_What is needed_
Would you transcribe all of the data exactly, down to the last character?

_Data segment_
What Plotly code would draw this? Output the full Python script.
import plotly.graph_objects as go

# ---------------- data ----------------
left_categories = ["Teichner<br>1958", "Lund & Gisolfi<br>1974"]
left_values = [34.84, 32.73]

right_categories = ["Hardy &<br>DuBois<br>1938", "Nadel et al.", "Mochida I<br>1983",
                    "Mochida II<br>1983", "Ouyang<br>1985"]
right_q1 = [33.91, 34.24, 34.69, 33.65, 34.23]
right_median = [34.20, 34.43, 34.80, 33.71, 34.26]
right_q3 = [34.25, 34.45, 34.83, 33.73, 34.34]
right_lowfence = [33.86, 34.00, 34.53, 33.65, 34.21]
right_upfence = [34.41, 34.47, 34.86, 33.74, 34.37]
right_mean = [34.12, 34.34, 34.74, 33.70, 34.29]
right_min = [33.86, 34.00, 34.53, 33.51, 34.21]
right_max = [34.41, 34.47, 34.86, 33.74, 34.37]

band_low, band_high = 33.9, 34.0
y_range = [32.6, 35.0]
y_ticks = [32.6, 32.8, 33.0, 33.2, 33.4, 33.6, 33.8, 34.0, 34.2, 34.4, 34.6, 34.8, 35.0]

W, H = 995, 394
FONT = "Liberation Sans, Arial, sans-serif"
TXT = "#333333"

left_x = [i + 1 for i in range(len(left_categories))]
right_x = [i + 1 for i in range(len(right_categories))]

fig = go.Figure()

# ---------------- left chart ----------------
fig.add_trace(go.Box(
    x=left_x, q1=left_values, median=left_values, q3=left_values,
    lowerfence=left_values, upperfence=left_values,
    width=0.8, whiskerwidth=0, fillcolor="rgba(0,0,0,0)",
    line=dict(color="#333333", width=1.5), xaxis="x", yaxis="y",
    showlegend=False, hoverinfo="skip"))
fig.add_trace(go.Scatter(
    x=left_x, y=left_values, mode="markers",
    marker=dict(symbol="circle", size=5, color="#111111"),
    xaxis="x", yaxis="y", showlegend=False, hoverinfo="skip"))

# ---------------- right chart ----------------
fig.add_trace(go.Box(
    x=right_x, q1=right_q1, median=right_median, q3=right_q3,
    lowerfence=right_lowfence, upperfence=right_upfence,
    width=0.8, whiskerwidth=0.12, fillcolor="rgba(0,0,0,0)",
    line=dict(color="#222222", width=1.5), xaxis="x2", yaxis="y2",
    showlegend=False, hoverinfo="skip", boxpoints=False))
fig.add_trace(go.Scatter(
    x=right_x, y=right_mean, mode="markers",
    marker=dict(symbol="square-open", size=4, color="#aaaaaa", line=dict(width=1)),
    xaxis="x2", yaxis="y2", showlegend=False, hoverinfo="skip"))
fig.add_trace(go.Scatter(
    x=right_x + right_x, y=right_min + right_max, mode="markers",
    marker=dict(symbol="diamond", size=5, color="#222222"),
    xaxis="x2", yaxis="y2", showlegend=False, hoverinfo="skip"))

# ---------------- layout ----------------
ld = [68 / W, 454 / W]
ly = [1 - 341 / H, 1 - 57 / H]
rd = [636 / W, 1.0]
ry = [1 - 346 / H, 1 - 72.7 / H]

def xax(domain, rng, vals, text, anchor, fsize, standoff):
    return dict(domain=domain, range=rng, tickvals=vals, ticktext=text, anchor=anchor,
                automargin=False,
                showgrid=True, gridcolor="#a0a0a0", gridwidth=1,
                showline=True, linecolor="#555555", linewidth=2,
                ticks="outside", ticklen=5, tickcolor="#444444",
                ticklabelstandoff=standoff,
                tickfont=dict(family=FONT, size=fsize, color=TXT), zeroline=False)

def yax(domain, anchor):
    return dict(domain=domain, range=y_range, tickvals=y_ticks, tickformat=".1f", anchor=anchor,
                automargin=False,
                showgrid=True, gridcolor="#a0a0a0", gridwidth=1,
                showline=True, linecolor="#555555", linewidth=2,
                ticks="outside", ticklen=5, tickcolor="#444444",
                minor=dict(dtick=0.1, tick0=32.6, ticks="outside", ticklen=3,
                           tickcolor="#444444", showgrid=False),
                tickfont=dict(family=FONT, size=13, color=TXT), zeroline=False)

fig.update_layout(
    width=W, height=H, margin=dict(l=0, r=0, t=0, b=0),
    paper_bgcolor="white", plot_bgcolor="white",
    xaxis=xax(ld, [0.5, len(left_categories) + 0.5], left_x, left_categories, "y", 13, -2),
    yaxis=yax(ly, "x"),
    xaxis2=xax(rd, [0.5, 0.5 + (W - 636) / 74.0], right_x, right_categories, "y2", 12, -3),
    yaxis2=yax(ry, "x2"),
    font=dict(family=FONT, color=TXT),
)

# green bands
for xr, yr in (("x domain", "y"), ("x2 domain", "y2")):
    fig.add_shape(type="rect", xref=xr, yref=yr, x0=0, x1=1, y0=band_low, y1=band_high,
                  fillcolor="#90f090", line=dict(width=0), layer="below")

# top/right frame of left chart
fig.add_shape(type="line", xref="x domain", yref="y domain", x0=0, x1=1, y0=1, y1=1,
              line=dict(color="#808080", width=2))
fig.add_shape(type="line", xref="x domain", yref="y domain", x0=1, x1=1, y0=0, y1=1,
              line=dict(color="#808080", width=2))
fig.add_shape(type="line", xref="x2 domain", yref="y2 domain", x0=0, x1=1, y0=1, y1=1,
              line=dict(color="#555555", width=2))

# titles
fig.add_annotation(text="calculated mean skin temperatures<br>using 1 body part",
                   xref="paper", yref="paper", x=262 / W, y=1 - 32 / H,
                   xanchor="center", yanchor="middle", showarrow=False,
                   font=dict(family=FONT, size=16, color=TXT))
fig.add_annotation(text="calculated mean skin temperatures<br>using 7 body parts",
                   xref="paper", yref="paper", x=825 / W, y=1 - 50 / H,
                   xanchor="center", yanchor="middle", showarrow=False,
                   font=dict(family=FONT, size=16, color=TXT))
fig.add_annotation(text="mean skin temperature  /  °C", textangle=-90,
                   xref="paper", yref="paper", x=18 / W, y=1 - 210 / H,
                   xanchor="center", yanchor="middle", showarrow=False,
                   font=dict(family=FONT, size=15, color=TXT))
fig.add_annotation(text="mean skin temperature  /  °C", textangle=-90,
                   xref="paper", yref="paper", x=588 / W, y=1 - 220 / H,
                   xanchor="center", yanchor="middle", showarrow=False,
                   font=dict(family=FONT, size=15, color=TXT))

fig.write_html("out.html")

_Task solution_
What Plotly code would draw this? Output the full Python script.
import plotly.graph_objects as go

# ---------------- data ----------------
left_categories = ["Teichner<br>1958", "Lund & Gisolfi<br>1974"]
left_values = [34.84, 32.73]

right_categories = ["Hardy &<br>DuBois<br>1938", "Nadel et al.", "Mochida I<br>1983",
                    "Mochida II<br>1983", "Ouyang<br>1985"]
right_q1 = [33.91, 34.24, 34.69, 33.65, 34.23]
right_median = [34.20, 34.43, 34.80, 33.71, 34.26]
right_q3 = [34.25, 34.45, 34.83, 33.73, 34.34]
right_lowfence = [33.86, 34.00, 34.53, 33.65, 34.21]
right_upfence = [34.41, 34.47, 34.86, 33.74, 34.37]
right_mean = [34.12, 34.34, 34.74, 33.70, 34.29]
right_min = [33.86, 34.00, 34.53, 33.51, 34.21]
right_max = [34.41, 34.47, 34.86, 33.74, 34.37]

band_low, band_high = 33.9, 34.0
y_range = [32.6, 35.0]
y_ticks = [32.6, 32.8, 33.0, 33.2, 33.4, 33.6, 33.8, 34.0, 34.2, 34.4, 34.6, 34.8, 35.0]

W, H = 995, 394
FONT = "Liberation Sans, Arial, sans-serif"
TXT = "#333333"

left_x = [i + 1 for i in range(len(left_categories))]
right_x = [i + 1 for i in range(len(right_categories))]

fig = go.Figure()

# ---------------- left chart ----------------
fig.add_trace(go.Box(
    x=left_x, q1=left_values, median=left_values, q3=left_values,
    lowerfence=left_values, upperfence=left_values,
    width=0.8, whiskerwidth=0, fillcolor="rgba(0,0,0,0)",
    line=dict(color="#333333", width=1.5), xaxis="x", yaxis="y",
    showlegend=False, hoverinfo="skip"))
fig.add_trace(go.Scatter(
    x=left_x, y=left_values, mode="markers",
    marker=dict(symbol="circle", size=5, color="#111111"),
    xaxis="x", yaxis="y", showlegend=False, hoverinfo="skip"))

# ---------------- right chart ----------------
fig.add_trace(go.Box(
    x=right_x, q1=right_q1, median=right_median, q3=right_q3,
    lowerfence=right_lowfence, upperfence=right_upfence,
    width=0.8, whiskerwidth=0.12, fillcolor="rgba(0,0,0,0)",
    line=dict(color="#222222", width=1.5), xaxis="x2", yaxis="y2",
    showlegend=False, hoverinfo="skip", boxpoints=False))
fig.add_trace(go.Scatter(
    x=right_x, y=right_mean, mode="markers",
    marker=dict(symbol="square-open", size=4, color="#aaaaaa", line=dict(width=1)),
    xaxis="x2", yaxis="y2", showlegend=False, hoverinfo="skip"))
fig.add_trace(go.Scatter(
    x=right_x + right_x, y=right_min + right_max, mode="markers",
    marker=dict(symbol="diamond", size=5, color="#222222"),
    xaxis="x2", yaxis="y2", showlegend=False, hoverinfo="skip"))

# ---------------- layout ----------------
ld = [68 / W, 454 / W]
ly = [1 - 341 / H, 1 - 57 / H]
rd = [636 / W, 1.0]
ry = [1 - 346 / H, 1 - 72.7 / H]

def xax(domain, rng, vals, text, anchor, fsize, standoff):
    return dict(domain=domain, range=rng, tickvals=vals, ticktext=text, anchor=anchor,
                automargin=False,
                showgrid=True, gridcolor="#a0a0a0", gridwidth=1,
                showline=True, linecolor="#555555", linewidth=2,
                ticks="outside", ticklen=5, tickcolor="#444444",
                ticklabelstandoff=standoff,
                tickfont=dict(family=FONT, size=fsize, color=TXT), zeroline=False)

def yax(domain, anchor):
    return dict(domain=domain, range=y_range, tickvals=y_ticks, tickformat=".1f", anchor=anchor,
                automargin=False,
                showgrid=True, gridcolor="#a0a0a0", gridwidth=1,
                showline=True, linecolor="#555555", linewidth=2,
                ticks="outside", ticklen=5, tickcolor="#444444",
                minor=dict(dtick=0.1, tick0=32.6, ticks="outside", ticklen=3,
                           tickcolor="#444444", showgrid=False),
                tickfont=dict(family=FONT, size=13, color=TXT), zeroline=False)

fig.update_layout(
    width=W, height=H, margin=dict(l=0, r=0, t=0, b=0),
    paper_bgcolor="white", plot_bgcolor="white",
    xaxis=xax(ld, [0.5, len(left_categories) + 0.5], left_x, left_categories, "y", 13, -2),
    yaxis=yax(ly, "x"),
    xaxis2=xax(rd, [0.5, 0.5 + (W - 636) / 74.0], right_x, right_categories, "y2", 12, -3),
    yaxis2=yax(ry, "x2"),
    font=dict(family=FONT, color=TXT),
)

# green bands
for xr, yr in (("x domain", "y"), ("x2 domain", "y2")):
    fig.add_shape(type="rect", xref=xr, yref=yr, x0=0, x1=1, y0=band_low, y1=band_high,
                  fillcolor="#90f090", line=dict(width=0), layer="below")

# top/right frame of left chart
fig.add_shape(type="line", xref="x domain", yref="y domain", x0=0, x1=1, y0=1, y1=1,
              line=dict(color="#808080", width=2))
fig.add_shape(type="line", xref="x domain", yref="y domain", x0=1, x1=1, y0=0, y1=1,
              line=dict(color="#808080", width=2))
fig.add_shape(type="line", xref="x2 domain", yref="y2 domain", x0=0, x1=1, y0=1, y1=1,
              line=dict(color="#555555", width=2))

# titles
fig.add_annotation(text="calculated mean skin temperatures<br>using 1 body part",
                   xref="paper", yref="paper", x=262 / W, y=1 - 32 / H,
                   xanchor="center", yanchor="middle", showarrow=False,
                   font=dict(family=FONT, size=16, color=TXT))
fig.add_annotation(text="calculated mean skin temperatures<br>using 7 body parts",
                   xref="paper", yref="paper", x=825 / W, y=1 - 50 / H,
                   xanchor="center", yanchor="middle", showarrow=False,
                   font=dict(family=FONT, size=16, color=TXT))
fig.add_annotation(text="mean skin temperature  /  °C", textangle=-90,
                   xref="paper", yref="paper", x=18 / W, y=1 - 210 / H,
                   xanchor="center", yanchor="middle", showarrow=False,
                   font=dict(family=FONT, size=15, color=TXT))
fig.add_annotation(text="mean skin temperature  /  °C", textangle=-90,
                   xref="paper", yref="paper", x=588 / W, y=1 - 220 / H,
                   xanchor="center", yanchor="middle", showarrow=False,
                   font=dict(family=FONT, size=15, color=TXT))

fig.write_html("out.html")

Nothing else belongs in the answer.